Writing software for something that doesn't exist. Uh, what?
“We know what we would do, but writing the software to facilitate this is quite tricky,” said Cornwell. “It’s about an 80m euro job to do that and it’s quite a substantial job. Software is always a risk so I would say that’s one of the biggest challenges.
The SKA: 126 tennis courts, if they looked like radio arrays
“The processing that we do is extremely complex. We get the information from the telescope and it tells us in a very roundabout way what the sky looks like and we have to go through that and figure out what the sky actually looks like for the images,” Cornwell explained.
“That’s a huge amount of processing to do. We’ve gotten very good at that over the past 40 years or so, but the algorithms are very complex and we’re basically going about a factor of a thousand up in processing scale from existing telescopes,” he continued. “The two telescopes that do this already are the Australian Square Kilometre Array Pathfinder [ASKAP] and the Low Frequency Array [LOFAR], and they operate at about a few hundred teraflops and we have to operate at a hundred or a few hundred petaflops – so it’s a huge jump in five years. No-one really knows exactly how to write the software to do this - we have an idea, but it has to be tested.”
Despite the challenges though, Cornwell is feeling pretty confident, because this is what global science projects are all about.
“We’ve done this before – we’ve been doing it for years,” he said.
“I worked on ASKAP and I remember when I started the programme in 2007, thinking: ‘We’re not going to be able to do that,’ but we did it. The way you do it is incrementally, step by step as the processors get better. So I think it can be done, obviously we wouldn’t be able to attract the funding and the support if we couldn’t make a convincing case that we can. But it’s not a done deal.
“We design the telescope for the computers we’re going to have when we start observing, not the ones we have now. We’re reasonably optimistic that we can do it, but there will undoubtedly be stumbles along the way. But that’s what research is about; if you want to build a world class instrument – and this is basically the best radio telescope anyone’s going to build for a while – you have to take these educated chances,” he said.
To build something like this, Cornwell and the SKA team work with the teams of radio astronomy projects like ASKAP and LOFAR and even pull inspiration from other big data science projects like the Large Hadron Collider (LHC).

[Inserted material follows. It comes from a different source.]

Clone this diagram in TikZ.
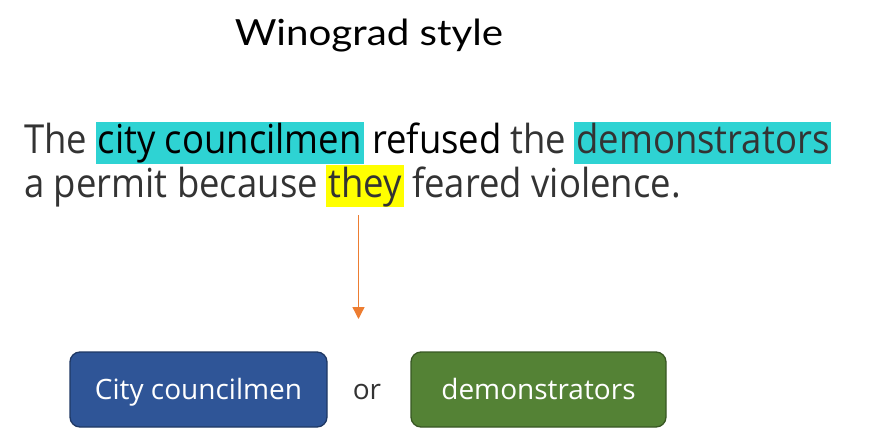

“We very much looked at other big projects for multiple lines of insight. One is the LHC and the way that they do their data dissemination. They have multiple tiers of users and we’ll probably end up with something like that,” he said.
“We also looked at the Large Synoptic Survey Telescope (LSST) and we’ve also talked to LOFAR, who are part of the team developing the software for our telescope. You really can’t do something like this unless you’re connected to other state of the art projects.”